Мимо шли, не глядя по сторонам, занятые только собой люди, урчали, выпуская фиолетовую гарь, машины, меня морозило, разламывало поясницу, мне предстоял муторный разговор в Литфонде — короче, жить не хотелось. Но рядом со мной находился счастливый человек. За его спиной было двадцать пять лет высылки, лагерей, этапов, борьбы за то, чтобы остаться самим собой... Позабыв обо всем, я смотрел на него, как смотрел бы на неожиданно повисшую над городом комету...
В тот день Литфонд облагодетельствовал меня путевкой, я вернулся в Алма-Ату и спустя месяц, по пути в Трускавец, снова оказался на день или два в Москве. Преувеличенные надежды на целебные трускавецкие воды и тамошнюю медицину заставили меня, по совету друзей, прихватить с собой две бутылки казахстанского бальзама для грядущих презентов. Я позвонил Домбровскому с обычной боязнью показаться навязчивым, но Юрий Осипович с какой-то небывалой настойчивостью потребовал, чтобы я приехал, и Клара, перехватив трубку, присоединилась — даже с еще большим напором — к нему.
Вечером я добрался на метро до Преображенской площади, пересел на автобус, вылез у высокого, облицованного светложелтым кирпичом дома. Со мной была бутылка — одна из двух — бальзама с черно-золотой наклейкой. Но едва после первых объятий и приветствий я тихонько выманил Клару на кухню и вынул из сумки свою элегантного вида бутылку, как она тут же испуганно ее оттолкнула: «Нет, нет!» — И, оглядываясь на дверь, полушепотом: «Юра не пьет... Уже две недели... Врачи запретили, в доме у нас ни капельки спиртного!..»

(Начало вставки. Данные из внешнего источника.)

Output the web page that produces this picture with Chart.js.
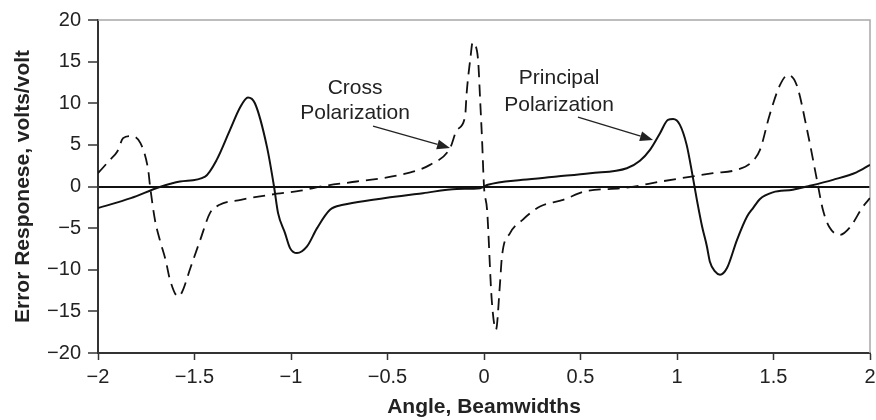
<!DOCTYPE html>
<html><head><meta charset="utf-8">
<script src="https://cdn.jsdelivr.net/npm/chart.js@4/dist/chart.umd.min.js"></script>
<style>html,body{margin:0;padding:0;background:#fff}#wrap{width:876px;height:420px;position:relative}</style>
</head><body><div id="wrap"><canvas id="c" width="876" height="420"></canvas></div>
<script>
const principalX=[-2,-1.83,-1.68,-1.575,-1.445,-1.385,-1.316,-1.264,-1.223,-1.187,-1.124,-1.088,-1.067,-1.031,-1.005,-0.969,-0.917,-0.865,-0.798,-0.73,-0.575,-0.316,-0.14,-0.02,0.02,0.2,0.378,0.55,0.74,0.808,0.86,0.912,0.953,0.98,1.015,1.05,1.08,1.103,1.13,1.155,1.17,1.197,1.223,1.259,1.311,1.363,1.394,1.43,1.497,1.6,1.674,1.808,1.93,2];
const principalY=[-2.6,-1.4,-0.06,0.6,1.2,3.2,6.8,9.5,10.7,10.0,4.7,0,-3.2,-5.6,-7.4,-8.0,-7.2,-5.0,-2.8,-2.2,-1.6,-0.8,-0.3,-0.2,0.2,0.8,1.2,1.6,2.2,3.1,4.4,6.4,8.0,8.1,7.4,5.0,1.4,-1.6,-4.8,-7.2,-9.0,-10.2,-10.6,-9.8,-6.4,-3.6,-2.6,-1.5,-0.7,-0.4,0,0.8,1.7,2.6];
const crossX=[-2,-1.938,-1.9,-1.87,-1.834,-1.78,-1.74,-1.73,-1.705,-1.68,-1.65,-1.627,-1.585,-1.565,-1.52,-1.47,-1.42,-1.37,-1.26,-1.11,-0.95,-0.83,-0.66,-0.435,-0.28,-0.176,-0.14,-0.098,-0.09,-0.07,-0.059,-0.045,-0.03,-0.02,-0.01,0,0.016,0.04,0.062,0.083,0.093,0.135,0.2,0.29,0.41,0.53,0.72,0.93,1.187,1.31,1.38,1.43,1.48,1.534,1.575,1.62,1.674,1.725,1.756,1.79,1.845,1.896,1.964,2];
const crossY=[1.6,3.2,4.2,5.8,6.06,5.2,2.0,0,-4.0,-6.4,-8.8,-11.2,-13.2,-12.7,-9.7,-6.4,-3.2,-2.2,-1.6,-1.0,-0.5,0.06,0.6,1.4,2.6,4.6,6.8,8.4,11.2,15.5,17.3,17.0,15.0,10.4,5.6,0,-2.8,-13.6,-17.2,-11.6,-8.4,-5.6,-4.0,-2.4,-1.6,-0.54,-0.2,0.65,1.6,2.0,2.8,4.4,8.6,12.2,13.4,12.2,6.8,0.8,-2.8,-4.9,-5.8,-4.9,-2.4,-1.4];
const xTicks=[-2,-1.5,-1,-0.5,0,0.5,1,1.5,2];
const yTicks=[-20,-15,-10,-5,0,5,10,15,20];
const xTitle='Angle, Beamwidths';
const yTitle='Error Responese, volts/volt';
// annotation labels (data coordinates)
const labels=[
  {lines:['Cross','Polarization'], x:-0.668, y:[11.8,8.8], from:[-0.575,7.26], to:[-0.176,4.62]},
  {lines:['Principal','Polarization'], x:0.389, y:[13.0,9.8], from:[0.487,8.34], to:[0.876,5.58]}
];

const FONT="'Liberation Sans', Arial, sans-serif";
const fmt=v=>{const s=String(Math.abs(v));return v<0?'\u2212'+s:s;};
const toPts=(xs,ys)=>xs.map((x,i)=>({x:x,y:ys[i]}));

const framePlugin={
  id:'frame',
  beforeDatasetsDraw(chart){
    const {ctx,chartArea:a}=chart;
    ctx.save();
    ctx.strokeStyle='#a8a8a8';ctx.lineWidth=1.5;
    ctx.beginPath();ctx.moveTo(a.left,a.top);ctx.lineTo(a.right,a.top);ctx.lineTo(a.right,a.bottom);ctx.stroke();
    ctx.restore();
  },
  afterDatasetsDraw(chart){
    const {ctx,scales:{x,y}}=chart;
    ctx.save();
    ctx.fillStyle='#222';ctx.strokeStyle='#222';
    ctx.font='21px '+FONT;ctx.textAlign='center';ctx.textBaseline='middle';
    labels.forEach(l=>{
      l.lines.forEach((t,i)=>ctx.fillText(t,x.getPixelForValue(l.x),y.getPixelForValue(l.y[i])));
      const x1=x.getPixelForValue(l.from[0]),y1=y.getPixelForValue(l.from[1]);
      const x2=x.getPixelForValue(l.to[0]),y2=y.getPixelForValue(l.to[1]);
      const ang=Math.atan2(y2-y1,x2-x1),hl=13,hw=5;
      const bx=x2-hl*Math.cos(ang),by=y2-hl*Math.sin(ang);
      ctx.lineWidth=1.3;ctx.beginPath();ctx.moveTo(x1,y1);ctx.lineTo(bx,by);ctx.stroke();
      ctx.beginPath();ctx.moveTo(x2,y2);
      ctx.lineTo(bx+hw*Math.sin(ang),by-hw*Math.cos(ang));
      ctx.lineTo(bx-hw*Math.sin(ang),by+hw*Math.cos(ang));
      ctx.closePath();ctx.fill();
    });
    ctx.restore();
  }
};

new Chart(document.getElementById('c'),{
  type:'line',
  data:{datasets:[
    {label:'Principal Polarization',data:toPts(principalX,principalY),borderColor:'#111',borderWidth:2,pointRadius:0,cubicInterpolationMode:'monotone',fill:false},
    {label:'Cross Polarization',data:toPts(crossX,crossY),borderColor:'#111',borderWidth:1.8,borderDash:[12,7],pointRadius:0,cubicInterpolationMode:'monotone',fill:false}
  ]},
  options:{
    responsive:false,animation:false,devicePixelRatio:1,
    layout:{padding:{top:20,right:0,left:0,bottom:0}},
    plugins:{legend:{display:false},tooltip:{enabled:false}},
    scales:{
      x:{type:'linear',min:-2,max:2,
        afterBuildTicks:s=>{s.ticks=xTicks.map(v=>({value:v}));},
        afterFit:s=>{s.height=67;s.paddingRight=6;s.paddingLeft=0;},
        ticks:{callback:fmt,font:{family:FONT,size:20},color:'#222',padding:5,maxRotation:0,autoSkip:false},
        grid:{drawOnChartArea:false,tickLength:7,tickColor:'#333',tickWidth:1.5},
        border:{color:'#333',width:2},
        title:{display:true,text:xTitle,font:{family:FONT,size:21,weight:'bold'},color:'#222',padding:{top:0,bottom:0}}
      },
      y:{type:'linear',min:-20,max:20,
        afterBuildTicks:s=>{s.ticks=yTicks.map(v=>({value:v}));},
        afterFit:s=>{s.width=98;},
        ticks:{callback:fmt,font:{family:FONT,size:20},color:'#222',padding:7,autoSkip:false},
        grid:{drawOnChartArea:true,tickLength:10,tickColor:'#333',tickWidth:1.5,
          color:c=>(c.tick&&c.tick.value===0)?'#111':'rgba(0,0,0,0)',
          lineWidth:c=>(c.tick&&c.tick.value===0)?2:0},
        border:{color:'#333',width:2},
        title:{display:true,text:yTitle,font:{family:FONT,size:21,weight:'bold'},color:'#222',padding:{top:11,bottom:0}}
      }
    }
  },
  plugins:[framePlugin]
});
</script></body></html>
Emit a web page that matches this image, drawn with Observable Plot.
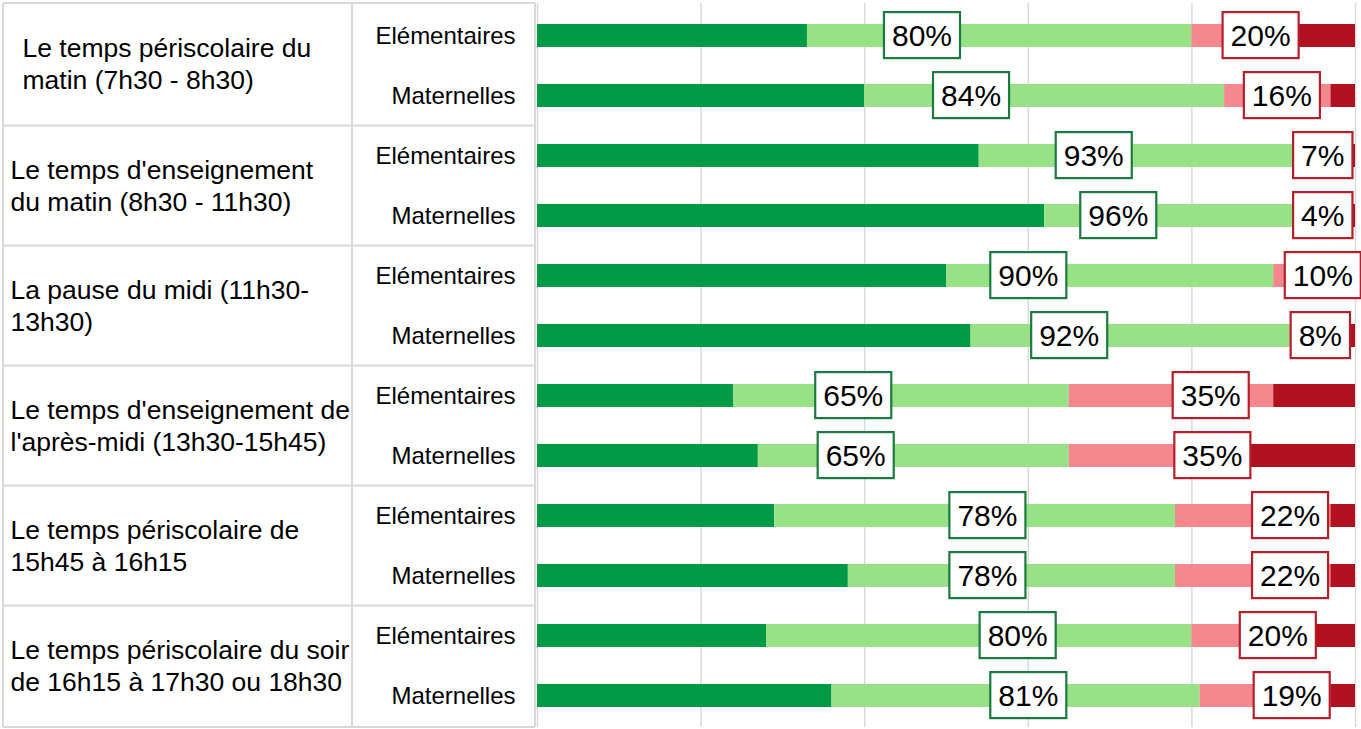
<!DOCTYPE html>
<html><head><meta charset="utf-8">
<script src="https://cdn.jsdelivr.net/npm/d3@7"></script>
<script src="https://cdn.jsdelivr.net/npm/@observablehq/plot@0.6"></script>
<style>body{margin:0;background:#fff;} #chart svg{display:block}</style>
</head><body><div id="chart"></div>
<script>
// ---- data ----
const groups = [
  "Le temps périscolaire du\nmatin (7h30 - 8h30)",
  "Le temps d'enseignement\ndu matin (8h30 - 11h30)",
  "La pause du midi (11h30-\n13h30)",
  "Le temps d'enseignement de\nl'après-midi (13h30-15h45)",
  "Le temps périscolaire de\n15h45 à 16h15",
  "Le temps périscolaire du soir\nde 16h15 à 17h30 ou 18h30"
];
const schools = ["Elémentaires", "Maternelles"];
const categories = ["Très satisfait", "Satisfait", "Insatisfait", "Très insatisfait"];
const tresSatisfait   = [33, 40, 54, 62, 50, 53, 24, 27, 29, 38, 28, 36];
const satisfait       = [47, 44, 39, 34, 40, 39, 41, 38, 49, 40, 52, 45];
const insatisfait     = [13, 13,  6,  3,  9,  7, 25, 21, 19, 19, 15, 16];
const tresInsatisfait = [ 7,  3,  1,  1,  1,  1, 10, 14,  3,  3,  5,  3];
// where the data labels sit (in % of the axis)
const posLabelAt = [47, 53, 68, 71, 60, 65, 38.6, 38.9, 55, 55, 58.7, 60];
const negLabelAt = [88.4, 91, 96, 96, 96, 95.7, 82.3, 82.5, 92, 92, 90.5, 92.2];
const gridTicks = [0, 20, 40, 60, 80, 100];

(function () {
// ---- build ----
const colors = ["#009a46", "#98e186", "#f5878f", "#b2111f"];
const series = [tresSatisfait, satisfait, insatisfait, tresInsatisfait];
const rows = d3.range(groups.length * schools.length);
const long = rows.flatMap(i => categories.map((c, k) => ({row: i, cat: c, value: series[k][i]})));

const W = 1361, H = 729, mT = 3, mB = 2, mL = 537, mR = 6;
const step = (H - mT - mB) / rows.length;
const font = "'Liberation Sans', Arial, sans-serif";

const plot = Plot.plot({
  width: W, height: H,
  marginLeft: mL, marginRight: mR, marginTop: mT, marginBottom: mB,
  style: {fontFamily: font, background: "#fff", color: "#000"},
  x: {domain: [0, 100], axis: null},
  y: {domain: rows, axis: null, paddingInner: 0.62, paddingOuter: 0.31},
  color: {domain: categories, range: colors},
  marks: [
    Plot.ruleX(gridTicks, {stroke: "#d9d9d9", strokeWidth: 1.5}),
    Plot.barX(long, Plot.stackX({x: "value", y: "row", fill: "cat"})),
    Plot.text(rows, {y: d => d, text: d => schools[d % 2], frameAnchor: "left", dx: -22,
      textAnchor: "end", fontSize: 24, fill: "#000"}),
    Plot.text([0], {y: d => 2 * d, text: d => groups[d], frameAnchor: "left", dx: -515, dy: step / 2 - 3,
      textAnchor: "start", fontSize: 26.5, lineHeight: 1.2, fill: "#000"}),
    Plot.text(d3.range(1, groups.length), {y: d => 2 * d, text: d => groups[d], frameAnchor: "left", dx: -527, dy: step / 2 - 1,
      textAnchor: "start", fontSize: 26.5, lineHeight: 1.2, fill: "#000"}),
    Plot.text(rows, {x: i => posLabelAt[i], y: i => i, text: i => (tresSatisfait[i] + satisfait[i]) + "%",
      fontSize: 30, fill: "#000", className: "pos-label"}),
    Plot.text(rows, {x: i => negLabelAt[i], y: i => i, text: i => (insatisfait[i] + tresInsatisfait[i]) + "%",
      fontSize: 30, fill: "#000", className: "neg-label"})
  ]
});
document.getElementById("chart").appendChild(plot);

// ---- label boxes ----
function boxes(cls, stroke) {
  d3.select(plot).selectAll("g." + cls + " text").each(function () {
    const b = this.getBBox();
    const cy = b.y + b.height / 2;
    const t = this;
    const r = d3.select(this.parentNode).insert("rect", () => t)
      .attr("x", b.x - 8).attr("y", cy - 23)
      .attr("width", b.width + 16).attr("height", 46)
      .attr("fill", "#fff").attr("stroke", stroke).attr("stroke-width", 2.2);
    const tr = t.getAttribute("transform");
    if (tr) r.attr("transform", tr);
  });
}
boxes("pos-label", "#1b7a3d");
boxes("neg-label", "#b4202a");

// ---- left table grid ----
const ys = plot.scale("y");
const bw = ys.bandwidth;
const gT = d3.select(plot).insert("g", ":first-child").attr("stroke", "#d9d9d9").attr("stroke-width", 2);
const yTop = ys.range[0], yBottom = ys.range[1];
const bounds = [yTop];
for (let g = 1; g < groups.length; g++) {
  bounds.push((ys.apply(2 * g - 1) + ys.apply(2 * g) + bw) / 2);
}
bounds.push(yBottom);
const xTableL = 3, xTableM = 352, xTableR = mL - 2;
bounds.forEach(y => gT.append("line").attr("x1", xTableL).attr("x2", xTableR).attr("y1", y).attr("y2", y));
[xTableL, xTableM, xTableR].forEach(x => gT.append("line").attr("x1", x).attr("x2", x).attr("y1", yTop).attr("y2", yBottom));
})();
</script>
</body></html>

И вот — втроем — сидели мы, пили чай. Странно выглядели они оба в тот вечер, Юрий Осипович и Клара, оба — тихие, просветленные, умиротворенные, какие-то пасхально-благостные. Ни в голосе, ни в лице Домбровского не чувствовалось обычного раздражения, взвинченности: разгладился высокий лоб, волосы над ним не топорщились, как вскосмаченные ветром, а лежали ровно, гладко зачесанные, глаза мягко светились, как река на закате, узкое лицо с горделиво выступающим носом и узкий, женственный, аристократический подбородок — все выражало удовлетворение и покой.